= Kalahari Meerkat Project =

Biology research project

The Kalahari Meerkat Project, or KMP, is a long term research project focused on studying the evolutionary causes and ecological consequences of cooperative behaviors in meerkats. The secondary aims of the project are to determine what factors affect the reproductive success of the meerkats and what behavioral and physiological mechanisms control both reproduction and cooperative behavior. The project is also working on monitoring overall plant and animal populations within the reserve and work with the nearby community of Van Zylsrus in the areas of conservation and sustainable use of resources.

Situated at the Kuruman River Reserve in Northern Cape, South Africa, close to the border to Botswana, the project is jointly funded by Cambridge University and the Kalahari Research Trust.

==History==
The project was founded in the early nineties by researchers (Prof. Tim Clutton-Brock) at Cambridge University. It was originally based on the Kgalagadi Transfrontier Park, but in 1993 moved to the Kuruman River Reserve, an area spanning approximately twenty square miles of semi-arid area of the Kalahari Desert on either side of the mostly dry Kuruman River. The reserve consists primarily of sparsely vegetated fossil dunes that flatten out near the river, which is usually dry. The project is now part of the university's "Large Animal Research Group" headed by Tim Clutton-Brock, FRS, who has headed the Meerkat project since 1993.

==Staff==
The project usually has 10–15 volunteers who form the main meerkat project staff. They are supervised by a Field Coordinator and a Field Manager. Volunteers come from all over the world and the project is regularly hiring volunteers (see http://www.kalahari-meerkats.com/index.php?id=volunteers). In addition to the core researchers, Earthwatch volunteers aid in collecting research data after being partnered with a staff researcher. There is also usually a South African technician responsible for project logistics, 6–8 post-graduate interns from Europe or South Africa, and a number of doctorate and independent researchers carrying out their own research in the area. There are rarely fewer than 10 people working in the project area at any given time.

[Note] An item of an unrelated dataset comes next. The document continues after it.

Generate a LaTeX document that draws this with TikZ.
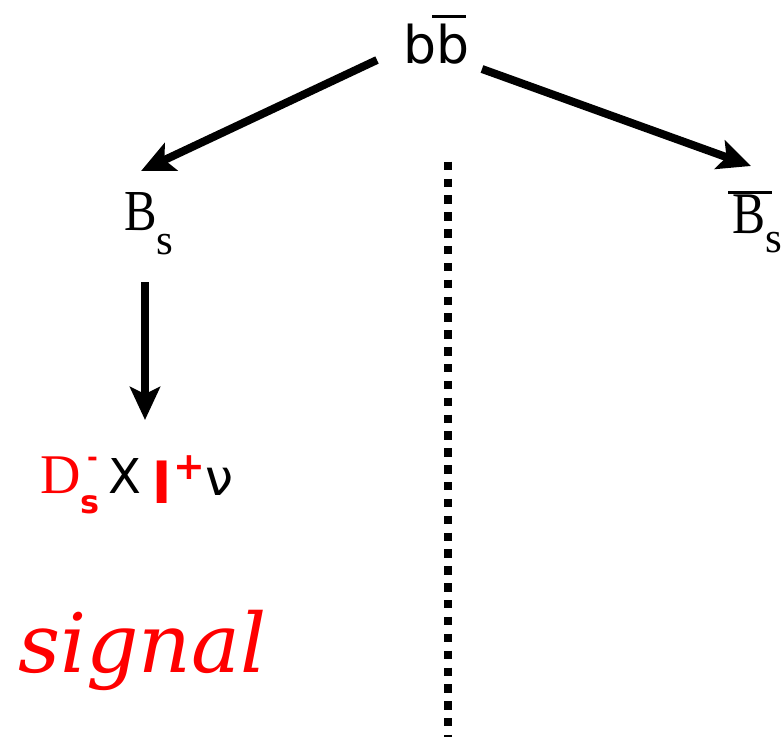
\documentclass[tikz,border=0pt]{standalone}
\usepackage{fontspec}
\usepackage{graphicx}
\usetikzlibrary{arrows.meta}
\newfontfamily\djs{DejaVu Sans}
\newfontfamily\lser{Liberation Serif}
\newfontfamily\djser{DejaVu Serif}
\definecolor{sigred}{RGB}{255,0,0}
\newcommand\fsz[1]{\fontsize{#1}{#1}\selectfont}
\begin{document}
\begin{tikzpicture}[x=1pt,y=-1pt,
  lbl/.style={inner sep=0pt, outer sep=0pt, anchor=base west},
  arr/.style={line width=8pt, -{Stealth[length=33pt,width=30pt,inset=7pt]}},
  dotline/.style={line width=8pt, dash pattern=on 8.4pt off 8.46pt}]
\useasboundingbox (0,0) rectangle (784,736);
% b bbar
\node[lbl] (bb) at (403,63) {\djs\fsz{52}b\rlap{\kern-4pt\rule[45.5pt]{34pt}{2.5pt}}b};
% B_s
\node[lbl] (bs) at (124,230) {\lser\fsz{58}\scalebox{0.84}[1]{B}\raisebox{-24pt}{\fsz{43}s}};
% Bbar_s
\node[lbl] (bsbar) at (732,233) {\lser\fsz{59}\rlap{\kern-4pt\rule[39pt]{44pt}{3pt}}\scalebox{0.84}[1]{B}\raisebox{-19pt}{\fsz{43}s}};
% decay products
\node[lbl, text=sigred] (ds) at (40,493) {\lser\fsz{56}D};
\node[lbl, text=sigred] (dsm) at (87,466) {\djs\bfseries\fsz{26}-};
\node[lbl, text=sigred] (dss) at (80,513) {\djs\bfseries\fsz{32}s};
\node[lbl] (xx) at (108,493) {\djs\fsz{48}X};
\node[lbl, text=sigred] (ll) at (152,503) {\djs\bfseries\fsz{56}l};
\node[lbl, text=sigred] (pl) at (173,479) {\djs\bfseries\fsz{38}+};
\node[lbl] (nu) at (205,495) {\djs\fsz{50}ν};
% signal
\node[lbl, text=sigred] (sig) at (18,672) {\djser\itshape\fsz{82}signal};
% arrow end points
\coordinate (a1s) at (377,60);
\coordinate (a1e) at (141,171);
\coordinate (a2s) at (482,69);
\coordinate (a2e) at (751,166);
\coordinate (a3s) at (145,282);
\coordinate (a3e) at (145,420);
\coordinate (dtop) at (448,161.7);
\coordinate (dbot) at (448,745);
\draw[arr] (a1s) -- (a1e);
\draw[arr] (a2s) -- (a2e);
\draw[arr] (a3s) -- (a3e);
\draw[dotline] (dtop) -- (dbot);
\end{tikzpicture}
\end{document}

The principal investigators of the project are Prof. Tim Clutton-Brock, Professor of Animal Ecology at the University of Cambridge, and Prof. Marta Manser, Professor of Animal Behavior at the University of Zurich.

==Subjects==
The KMP study encompasses 16 groups of meerkats, with six living exclusively on the reserve and the rest having ranges that extend into the surrounding farmland. Most members of the groups are familiar enough with the human researchers that they are undisturbed by their presence and are relatively easy to touch and collect samples from. Extremely accurate life history records are kept for each meerkat in the study populations, including the recording of births, deaths, pregnancies, lactation and oestrus cycles, changes in social status and group affiliation, and any abnormal behaviors or activities.

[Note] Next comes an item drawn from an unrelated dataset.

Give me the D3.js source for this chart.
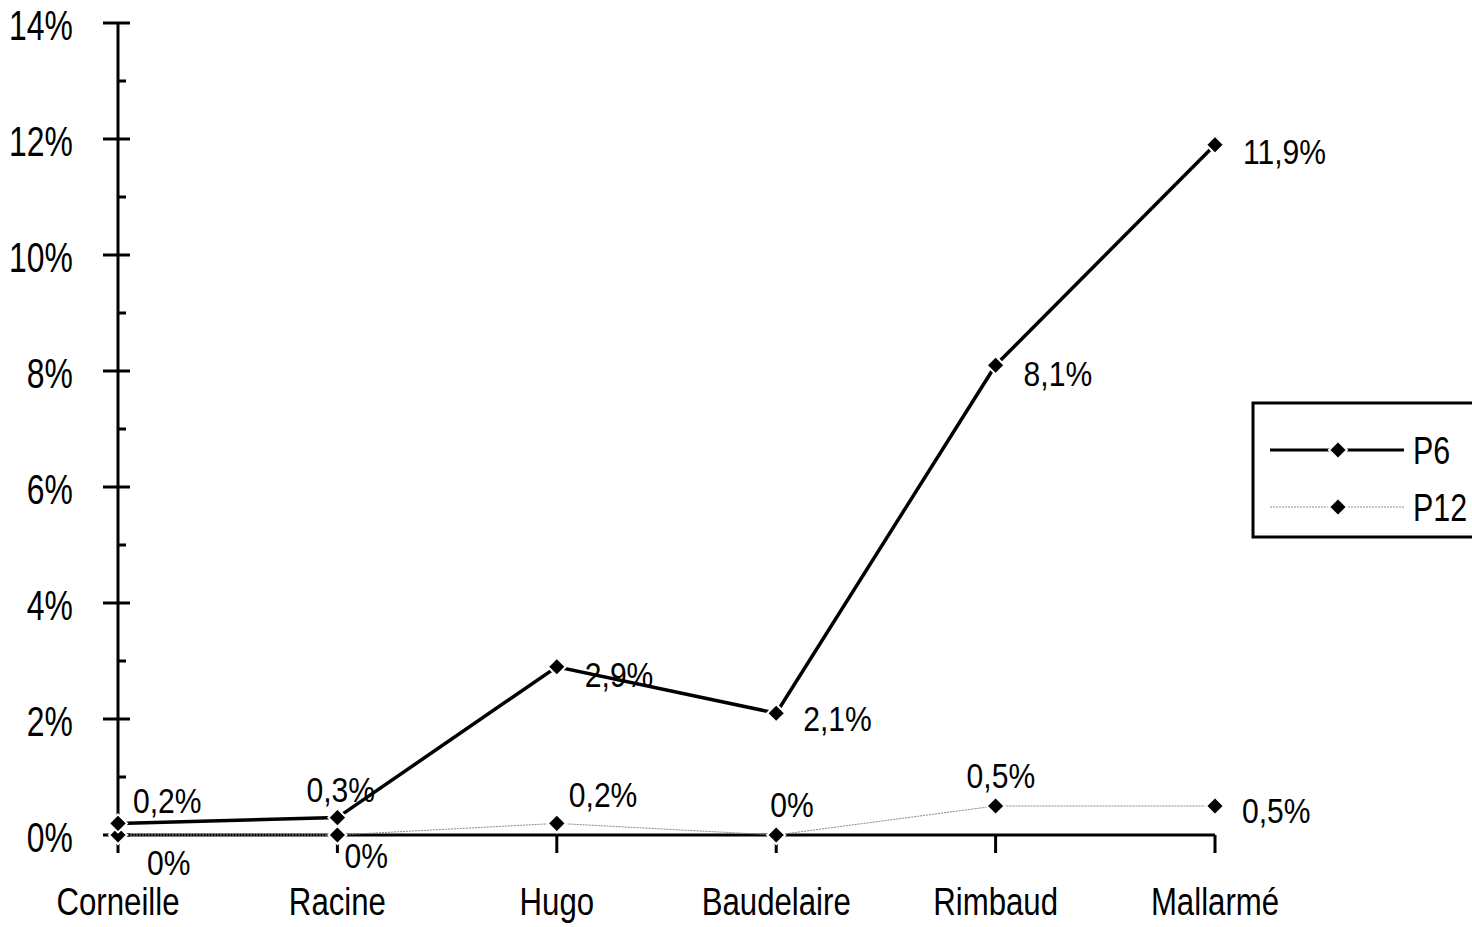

The project team offers film crews and wildlife photographers the chance to film the habituated groups of meerkats at the reserve. The KMP meerkats have been the subjects of several documentary programs, including:
- Meerkat Manor, a popular Animal Planet docu-drama series focused mostly on The Whiskers, one of the long-term study groups
- Ella, A Meerkat's Tale, a 2005 one-hour special from Oxford Scientific Films that follows the life of one young female that breaks the rules and has pups despite being a subordinate female
- Meerkats, a 2003 Nigel Marven film
- "Life of Mammals", a 2002 episode for Sir David Attenborough's series on BBC
- "Walking with Meerkats: Meerkat Madness", a 2001 30-minute National Geographic special produced by Big Wave TV that focuses on the Lazuli research group The title may refer to the BBC production Walking with Dinosaurs and its sister shows Walking with Beasts and Walking with Monsters.

In May 2010, Lapland Studio announced it was releasing a video game entitled Lead the Meerkats for the Nintendo Wii and would be donating proceeds from copies sold on the first day to the project. Clutton-Brock and Evi Bauer, president of the Friends of the Kalahari Meerkat Project, expressed excitement over the games release as a way to educate people about meerkats through a fairly realistic game.

==Friends of the Kalahari Meerkat Project==
"Friends of the Kalahari Meerkat Project" is a legally independent, but functionally integrated, sponsoring organization of the project that was founded in Switzerland on 23 November 2007. Through this website, the Kalahari Meerkat Project releases information about the meerkats, including life history updates for all of the individual meerkats and the meerkat groups being studied, updates on the current groups, historical information on lost groups, and basic information about meerkats. The project uploads its own photographs and video footage of the meerkats, available for viewing for free.

In April 2008, the site began selling "Friends" packages to offer a way to support the project. The Friends package includes additional project information not published on the site, as well as detailed information comparing the actual project meerkats to their counterparts in Meerkat Manor. On 8 June 2008, the site was expanded to include a virtual store, powered by Zazzle, through which the project offers a variety of custom meerkat items. Proceeds from the items go to support the project and the Friends program.